INPUT FOR THIS TASK
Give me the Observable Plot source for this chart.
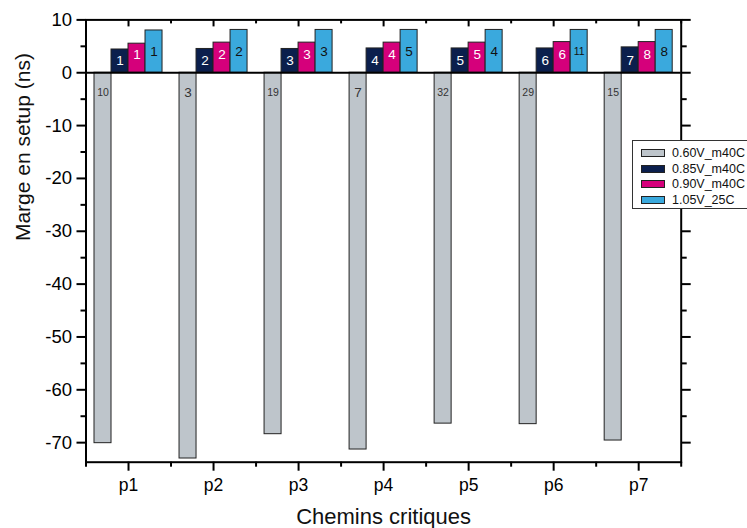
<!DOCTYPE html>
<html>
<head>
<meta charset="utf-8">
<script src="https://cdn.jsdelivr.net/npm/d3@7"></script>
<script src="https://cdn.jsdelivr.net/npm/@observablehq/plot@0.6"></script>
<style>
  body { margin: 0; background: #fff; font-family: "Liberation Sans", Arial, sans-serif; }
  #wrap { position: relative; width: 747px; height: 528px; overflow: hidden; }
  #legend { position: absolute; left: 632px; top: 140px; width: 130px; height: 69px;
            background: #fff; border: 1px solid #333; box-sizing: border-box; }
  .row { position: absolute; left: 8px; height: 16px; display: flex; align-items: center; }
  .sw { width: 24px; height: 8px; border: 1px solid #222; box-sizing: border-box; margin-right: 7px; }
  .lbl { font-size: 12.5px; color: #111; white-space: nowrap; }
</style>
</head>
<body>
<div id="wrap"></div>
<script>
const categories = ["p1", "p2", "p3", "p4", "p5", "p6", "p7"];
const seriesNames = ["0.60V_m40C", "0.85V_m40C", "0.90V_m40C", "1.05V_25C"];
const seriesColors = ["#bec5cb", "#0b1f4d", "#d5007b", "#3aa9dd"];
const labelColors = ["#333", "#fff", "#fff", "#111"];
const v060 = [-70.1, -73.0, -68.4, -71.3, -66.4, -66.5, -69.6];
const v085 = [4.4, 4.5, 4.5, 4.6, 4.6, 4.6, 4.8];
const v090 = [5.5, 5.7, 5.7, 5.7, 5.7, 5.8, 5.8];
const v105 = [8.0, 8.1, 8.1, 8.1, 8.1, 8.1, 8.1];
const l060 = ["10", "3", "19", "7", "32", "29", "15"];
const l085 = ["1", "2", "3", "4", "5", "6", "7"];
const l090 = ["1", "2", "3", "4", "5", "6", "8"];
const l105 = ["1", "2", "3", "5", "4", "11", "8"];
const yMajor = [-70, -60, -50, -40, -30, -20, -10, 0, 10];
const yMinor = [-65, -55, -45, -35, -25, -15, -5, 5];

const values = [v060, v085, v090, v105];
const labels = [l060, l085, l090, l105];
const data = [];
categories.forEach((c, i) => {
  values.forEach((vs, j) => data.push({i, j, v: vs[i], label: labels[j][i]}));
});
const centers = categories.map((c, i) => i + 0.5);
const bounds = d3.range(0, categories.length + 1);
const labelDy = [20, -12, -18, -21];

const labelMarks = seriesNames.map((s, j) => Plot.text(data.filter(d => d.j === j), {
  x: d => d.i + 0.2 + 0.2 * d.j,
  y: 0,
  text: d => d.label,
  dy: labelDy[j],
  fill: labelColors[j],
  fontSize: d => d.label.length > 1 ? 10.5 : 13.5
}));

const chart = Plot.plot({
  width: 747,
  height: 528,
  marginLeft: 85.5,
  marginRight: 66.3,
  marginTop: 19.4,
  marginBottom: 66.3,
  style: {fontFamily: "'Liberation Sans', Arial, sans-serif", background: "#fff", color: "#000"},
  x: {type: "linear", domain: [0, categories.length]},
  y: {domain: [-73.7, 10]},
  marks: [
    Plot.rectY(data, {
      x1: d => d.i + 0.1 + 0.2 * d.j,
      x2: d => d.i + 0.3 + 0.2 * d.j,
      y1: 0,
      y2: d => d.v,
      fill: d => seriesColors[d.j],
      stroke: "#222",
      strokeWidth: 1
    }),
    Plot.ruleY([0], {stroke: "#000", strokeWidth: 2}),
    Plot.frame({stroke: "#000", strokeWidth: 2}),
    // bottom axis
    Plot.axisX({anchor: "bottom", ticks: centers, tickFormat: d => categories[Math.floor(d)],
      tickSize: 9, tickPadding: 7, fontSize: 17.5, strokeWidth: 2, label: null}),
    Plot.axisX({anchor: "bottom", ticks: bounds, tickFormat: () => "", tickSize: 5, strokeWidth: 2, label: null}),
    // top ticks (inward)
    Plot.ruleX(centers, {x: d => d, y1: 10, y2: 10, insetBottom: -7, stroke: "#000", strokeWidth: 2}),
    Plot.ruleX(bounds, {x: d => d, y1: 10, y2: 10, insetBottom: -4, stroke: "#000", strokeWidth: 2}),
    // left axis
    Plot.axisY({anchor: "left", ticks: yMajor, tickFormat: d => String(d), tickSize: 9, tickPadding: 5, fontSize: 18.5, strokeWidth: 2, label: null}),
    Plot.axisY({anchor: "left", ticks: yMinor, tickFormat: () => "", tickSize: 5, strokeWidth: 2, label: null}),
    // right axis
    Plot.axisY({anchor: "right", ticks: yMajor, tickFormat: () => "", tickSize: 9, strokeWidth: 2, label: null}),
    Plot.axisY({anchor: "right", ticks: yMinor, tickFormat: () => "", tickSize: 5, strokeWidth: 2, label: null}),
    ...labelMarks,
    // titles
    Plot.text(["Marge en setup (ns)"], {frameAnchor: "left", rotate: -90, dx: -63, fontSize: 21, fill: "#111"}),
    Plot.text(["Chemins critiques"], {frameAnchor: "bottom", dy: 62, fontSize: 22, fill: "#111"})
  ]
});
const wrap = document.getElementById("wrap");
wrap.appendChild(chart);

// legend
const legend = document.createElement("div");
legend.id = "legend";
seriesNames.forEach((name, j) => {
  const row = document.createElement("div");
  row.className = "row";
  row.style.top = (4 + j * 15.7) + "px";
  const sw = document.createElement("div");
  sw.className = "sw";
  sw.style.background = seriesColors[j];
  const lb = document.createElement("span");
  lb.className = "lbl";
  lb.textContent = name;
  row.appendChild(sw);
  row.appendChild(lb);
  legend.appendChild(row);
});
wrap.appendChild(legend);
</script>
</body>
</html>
* * *
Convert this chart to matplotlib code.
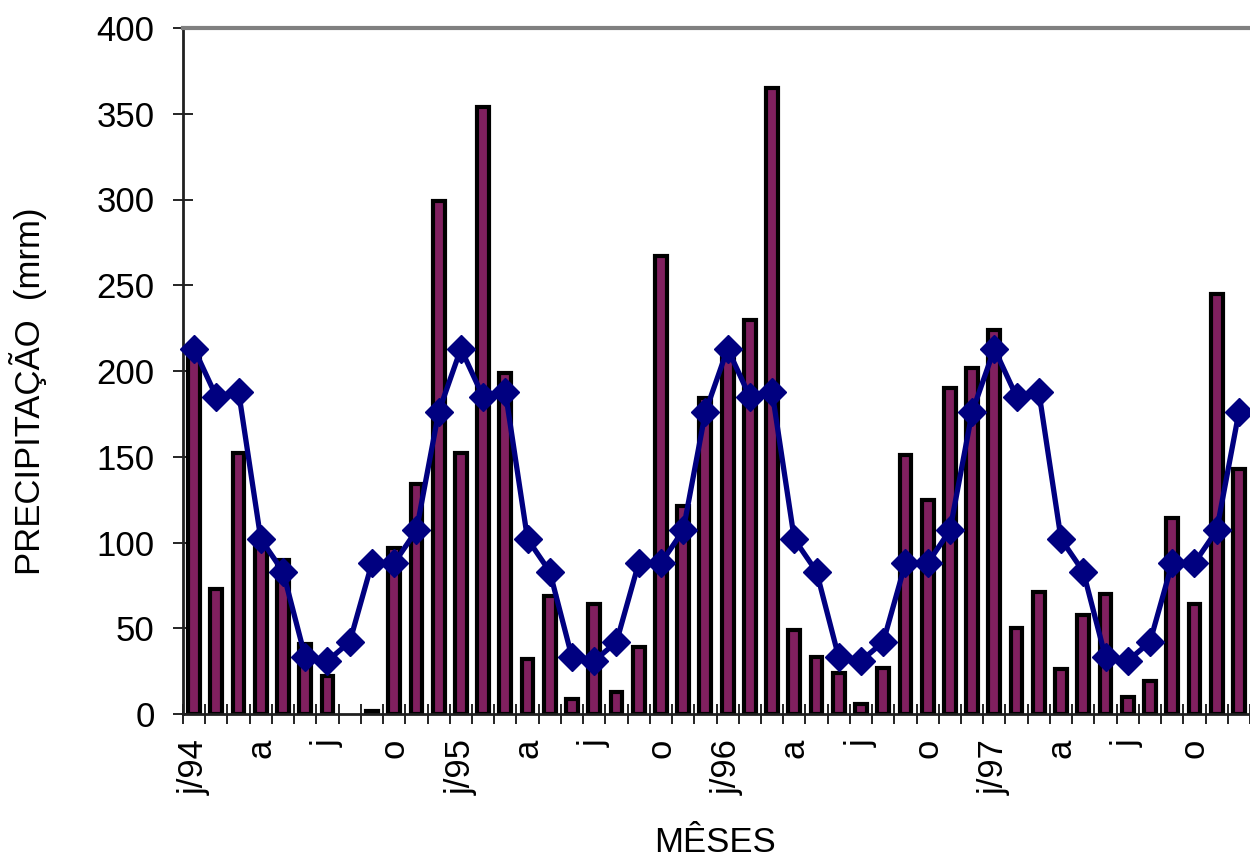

TASK DESCRIPTION
Repeat, word for word, the lines of the material above from the one holding "Give me the" through the one holding "const labelDy = [20, -12, -18, -21];". Leave out pictures.

RESULT OF THIS EXERCISE
Give me the Observable Plot source for this chart.
<!DOCTYPE html>
<html>
<head>
<meta charset="utf-8">
<script src="https://cdn.jsdelivr.net/npm/d3@7"></script>
<script src="https://cdn.jsdelivr.net/npm/@observablehq/plot@0.6"></script>
<style>
  body { margin: 0; background: #fff; font-family: "Liberation Sans", Arial, sans-serif; }
  #wrap { position: relative; width: 747px; height: 528px; overflow: hidden; }
  #legend { position: absolute; left: 632px; top: 140px; width: 130px; height: 69px;
            background: #fff; border: 1px solid #333; box-sizing: border-box; }
  .row { position: absolute; left: 8px; height: 16px; display: flex; align-items: center; }
  .sw { width: 24px; height: 8px; border: 1px solid #222; box-sizing: border-box; margin-right: 7px; }
  .lbl { font-size: 12.5px; color: #111; white-space: nowrap; }
</style>
</head>
<body>
<div id="wrap"></div>
<script>
const categories = ["p1", "p2", "p3", "p4", "p5", "p6", "p7"];
const seriesNames = ["0.60V_m40C", "0.85V_m40C", "0.90V_m40C", "1.05V_25C"];
const seriesColors = ["#bec5cb", "#0b1f4d", "#d5007b", "#3aa9dd"];
const labelColors = ["#333", "#fff", "#fff", "#111"];
const v060 = [-70.1, -73.0, -68.4, -71.3, -66.4, -66.5, -69.6];
const v085 = [4.4, 4.5, 4.5, 4.6, 4.6, 4.6, 4.8];
const v090 = [5.5, 5.7, 5.7, 5.7, 5.7, 5.8, 5.8];
const v105 = [8.0, 8.1, 8.1, 8.1, 8.1, 8.1, 8.1];
const l060 = ["10", "3", "19", "7", "32", "29", "15"];
const l085 = ["1", "2", "3", "4", "5", "6", "7"];
const l090 = ["1", "2", "3", "4", "5", "6", "8"];
const l105 = ["1", "2", "3", "5", "4", "11", "8"];
const yMajor = [-70, -60, -50, -40, -30, -20, -10, 0, 10];
const yMinor = [-65, -55, -45, -35, -25, -15, -5, 5];

const values = [v060, v085, v090, v105];
const labels = [l060, l085, l090, l105];
const data = [];
categories.forEach((c, i) => {
  values.forEach((vs, j) => data.push({i, j, v: vs[i], label: labels[j][i]}));
});
const centers = categories.map((c, i) => i + 0.5);
const bounds = d3.range(0, categories.length + 1);
const labelDy = [20, -12, -18, -21];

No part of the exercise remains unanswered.